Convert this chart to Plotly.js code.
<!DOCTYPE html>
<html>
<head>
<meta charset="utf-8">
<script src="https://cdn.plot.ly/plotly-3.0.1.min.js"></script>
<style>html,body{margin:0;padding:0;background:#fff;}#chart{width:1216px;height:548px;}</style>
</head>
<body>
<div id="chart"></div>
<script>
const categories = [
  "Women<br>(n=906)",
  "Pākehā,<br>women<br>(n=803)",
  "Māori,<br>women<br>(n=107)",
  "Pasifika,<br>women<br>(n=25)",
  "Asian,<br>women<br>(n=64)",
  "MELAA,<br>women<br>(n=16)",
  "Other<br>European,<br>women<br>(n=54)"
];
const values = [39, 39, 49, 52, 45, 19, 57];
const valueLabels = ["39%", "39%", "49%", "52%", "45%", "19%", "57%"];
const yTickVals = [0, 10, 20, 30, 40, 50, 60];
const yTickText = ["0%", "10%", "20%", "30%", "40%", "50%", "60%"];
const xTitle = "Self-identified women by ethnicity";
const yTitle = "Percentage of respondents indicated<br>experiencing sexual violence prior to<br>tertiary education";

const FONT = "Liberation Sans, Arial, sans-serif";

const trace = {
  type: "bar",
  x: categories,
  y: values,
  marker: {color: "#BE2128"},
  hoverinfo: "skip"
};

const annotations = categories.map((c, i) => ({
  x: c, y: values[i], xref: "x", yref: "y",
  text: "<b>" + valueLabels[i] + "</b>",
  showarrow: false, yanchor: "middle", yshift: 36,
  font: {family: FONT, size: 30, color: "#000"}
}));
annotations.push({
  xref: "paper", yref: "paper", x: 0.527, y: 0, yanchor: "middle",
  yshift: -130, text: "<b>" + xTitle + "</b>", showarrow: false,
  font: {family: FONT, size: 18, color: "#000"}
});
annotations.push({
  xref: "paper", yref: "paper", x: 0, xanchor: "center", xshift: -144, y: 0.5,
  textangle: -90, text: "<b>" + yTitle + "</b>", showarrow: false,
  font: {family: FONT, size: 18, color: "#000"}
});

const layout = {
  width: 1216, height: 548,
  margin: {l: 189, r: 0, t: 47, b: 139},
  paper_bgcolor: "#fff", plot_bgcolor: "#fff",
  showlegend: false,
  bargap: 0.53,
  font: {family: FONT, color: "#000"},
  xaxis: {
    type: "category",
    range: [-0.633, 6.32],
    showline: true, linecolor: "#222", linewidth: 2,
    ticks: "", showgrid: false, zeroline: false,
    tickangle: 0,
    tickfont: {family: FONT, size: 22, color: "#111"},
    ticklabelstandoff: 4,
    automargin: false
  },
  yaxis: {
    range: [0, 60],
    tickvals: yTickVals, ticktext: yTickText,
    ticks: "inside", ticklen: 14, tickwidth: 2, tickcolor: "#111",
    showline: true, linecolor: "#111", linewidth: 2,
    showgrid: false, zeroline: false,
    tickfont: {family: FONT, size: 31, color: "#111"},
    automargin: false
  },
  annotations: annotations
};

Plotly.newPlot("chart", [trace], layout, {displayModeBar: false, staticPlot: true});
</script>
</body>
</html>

------------

Task instructions:
Write each line above out exactly.

Final answer:
Convert this chart to Plotly.js code.
<!DOCTYPE html>
<html>
<head>
<meta charset="utf-8">
<script src="https://cdn.plot.ly/plotly-3.0.1.min.js"></script>
<style>html,body{margin:0;padding:0;background:#fff;}#chart{width:1216px;height:548px;}</style>
</head>
<body>
<div id="chart"></div>
<script>
const categories = [
  "Women<br>(n=906)",
  "Pākehā,<br>women<br>(n=803)",
  "Māori,<br>women<br>(n=107)",
  "Pasifika,<br>women<br>(n=25)",
  "Asian,<br>women<br>(n=64)",
  "MELAA,<br>women<br>(n=16)",
  "Other<br>European,<br>women<br>(n=54)"
];
const values = [39, 39, 49, 52, 45, 19, 57];
const valueLabels = ["39%", "39%", "49%", "52%", "45%", "19%", "57%"];
const yTickVals = [0, 10, 20, 30, 40, 50, 60];
const yTickText = ["0%", "10%", "20%", "30%", "40%", "50%", "60%"];
const xTitle = "Self-identified women by ethnicity";
const yTitle = "Percentage of respondents indicated<br>experiencing sexual violence prior to<br>tertiary education";

const FONT = "Liberation Sans, Arial, sans-serif";

const trace = {
  type: "bar",
  x: categories,
  y: values,
  marker: {color: "#BE2128"},
  hoverinfo: "skip"
};

const annotations = categories.map((c, i) => ({
  x: c, y: values[i], xref: "x", yref: "y",
  text: "<b>" + valueLabels[i] + "</b>",
  showarrow: false, yanchor: "middle", yshift: 36,
  font: {family: FONT, size: 30, color: "#000"}
}));
annotations.push({
  xref: "paper", yref: "paper", x: 0.527, y: 0, yanchor: "middle",
  yshift: -130, text: "<b>" + xTitle + "</b>", showarrow: false,
  font: {family: FONT, size: 18, color: "#000"}
});
annotations.push({
  xref: "paper", yref: "paper", x: 0, xanchor: "center", xshift: -144, y: 0.5,
  textangle: -90, text: "<b>" + yTitle + "</b>", showarrow: false,
  font: {family: FONT, size: 18, color: "#000"}
});

const layout = {
  width: 1216, height: 548,
  margin: {l: 189, r: 0, t: 47, b: 139},
  paper_bgcolor: "#fff", plot_bgcolor: "#fff",
  showlegend: false,
  bargap: 0.53,
  font: {family: FONT, color: "#000"},
  xaxis: {
    type: "category",
    range: [-0.633, 6.32],
    showline: true, linecolor: "#222", linewidth: 2,
    ticks: "", showgrid: false, zeroline: false,
    tickangle: 0,
    tickfont: {family: FONT, size: 22, color: "#111"},
    ticklabelstandoff: 4,
    automargin: false
  },
  yaxis: {
    range: [0, 60],
    tickvals: yTickVals, ticktext: yTickText,
    ticks: "inside", ticklen: 14, tickwidth: 2, tickcolor: "#111",
    showline: true, linecolor: "#111", linewidth: 2,
    showgrid: false, zeroline: false,
    tickfont: {family: FONT, size: 31, color: "#111"},
    automargin: false
  },
  annotations: annotations
};

Plotly.newPlot("chart", [trace], layout, {displayModeBar: false, staticPlot: true});
</script>
</body>
</html>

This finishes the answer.